Location: (my 2025 Google Reading map): USA (CA) and Saudi Arabia

SummaryWhen Sally Samuelson was eight years old, her golden boy brother Ellis went missing the summer he graduated high school. Ellis finally turned up at the bucolic Bug Hollow, a last gasp of the beautiful Northern California counterculture in the seventies. He had found joy in the communal life there, but died in a freak accident weeks later.

From that point, the world of the Samuelsons never spins on the same axis, especially after Julia, Ellis’s girlfriend from Bug Hollow, shows up pregnant on their doorstep. Each Samuelson has sought their own solace: Sybil Samuelson pours herself into teaching and numbing her pain after the loss of her beloved son; her husband, Phil, had found respite in a love that developed while he was working as an engineer in Saudi Arabia; Katie, the high achieving middle Samuelson, comes home to try and make peace with her mother after a cancer diagnosis. And Sally has become the de facto caretaker to Eva, the child Ellis never knew.
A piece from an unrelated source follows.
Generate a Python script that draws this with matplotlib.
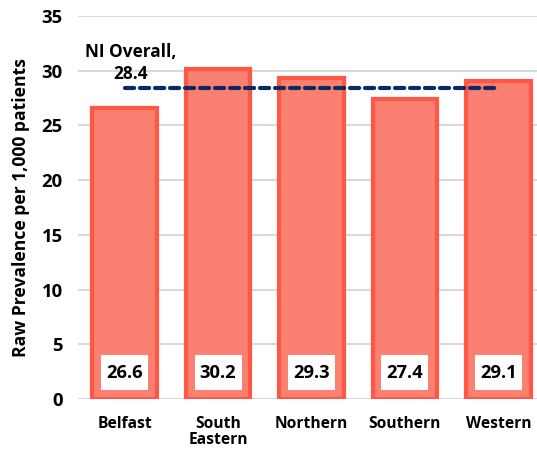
import matplotlib.pyplot as plt
from matplotlib.patches import Rectangle
from matplotlib.transforms import IdentityTransform
import numpy as np

categories = ["Belfast", "South\nEastern", "Northern", "Southern", "Western"]
values = [26.6, 30.2, 29.3, 27.4, 29.1]
overall = 28.4
yticks = [0, 5, 10, 15, 20, 25, 30, 35]

plt.rcParams['font.family'] = ['Open Sans', 'DejaVu Sans']
fig = plt.figure(figsize=(5.37, 4.54), dpi=100)
ax = fig.add_axes([78/537, 55/454, 467/537, 383/454])
renderer = fig.canvas.get_renderer()

def fit(t, target_px):
    w = t.get_window_extent(renderer).width
    t.set_fontsize(t.get_fontsize() * target_px / w)

x = np.arange(len(categories))
ax.bar(x, values, width=0.69, color='#FA8072', edgecolor='#FF5645', linewidth=3, zorder=3)
ax.plot([x[0], x[-1]], [overall, overall], linestyle=(0, (2.2, 1.4)), color='#0D2A63',
        linewidth=3, dash_capstyle='round', zorder=4)
t = ax.text(x[0] + 0.06, overall + 2.3, "NI Overall,\n28.4", ha='center', va='center',
            fontsize=10.5, fontweight='bold', linespacing=1.3, zorder=5)
fit(t, 92)

vtexts = []
for xi, v in zip(x, values):
    t = ax.text(xi, 2.4, f"{v:.1f}", ha='center', va='center', fontsize=10.5, fontweight='bold',
                zorder=7)
    fit(t, 37)
    vtexts.append(t)

ax.set_xlim(-0.5, len(categories) - 0.5)
ax.set_ylim(0, 35)
ax.set_autoscale_on(False)
ax.set_yticks(yticks)
ax.set_xticks(x)
ax.set_xticklabels(categories, fontsize=10, fontweight='bold', linespacing=1.05)
for lbl in ax.get_yticklabels():
    lbl.set_fontsize(11)
    lbl.set_fontweight('bold')
ax.tick_params(axis='both', length=0)
ax.tick_params(axis='y', pad=11)
ax.tick_params(axis='x', pad=12)
ax.grid(axis='y', color='#D9D9D9', linewidth=1.5, zorder=0)
for s in ax.spines.values():
    s.set_visible(False)
yl = ax.set_ylabel("Raw Prevalence per 1,000 patients", fontsize=10.5, fontweight='bold', labelpad=8)

fig.canvas.draw()
w_bel = ax.get_xticklabels()[0].get_window_extent(renderer).width
fs_x = 10 * 55 / w_bel
for lbl in ax.get_xticklabels():
    lbl.set_fontsize(fs_x)
w35 = ax.get_yticklabels()[-1].get_window_extent(renderer).width
fs_y = 11 * 21 / w35
for lbl in ax.get_yticklabels():
    lbl.set_fontsize(fs_y)
h_yl = yl.get_window_extent(renderer).height
yl.set_fontsize(10.5 * 300 / h_yl)

# white label boxes, 47x35 px around each value
for t in vtexts:
    cx, cy = ax.transData.transform(t.get_position())
    r = Rectangle((cx - 23.5, cy - 17.5), 47, 35, facecolor='white', edgecolor='none', zorder=6)
    r.set_transform(IdentityTransform())
    ax.add_artist(r)

fig.savefig('out.png', dpi=100)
Review: This got a five-star review from a fellow blogger, so I was all in. I'm not going as far as 5 stars, but I really enjoyed it.

This novel is a commentary on family, both nuclear and extended, and the impact we have on each other. We can step up and be there for each other, be supportive, and make a positive impact, but we can also create havoc, concern, and frustration. Sometimes, we're all of the above.

Each section of the book covers a specific character's perspective, history, and actions, which brings everything together by the end of the book. I liked that since different people experience the same events differently, interpreting actions based on their own background and brining their own attitude and personality to the experience.

If you like family stories that are character and plot-driven, you'd probably like Bug Hollow. It is well written and a well-told story.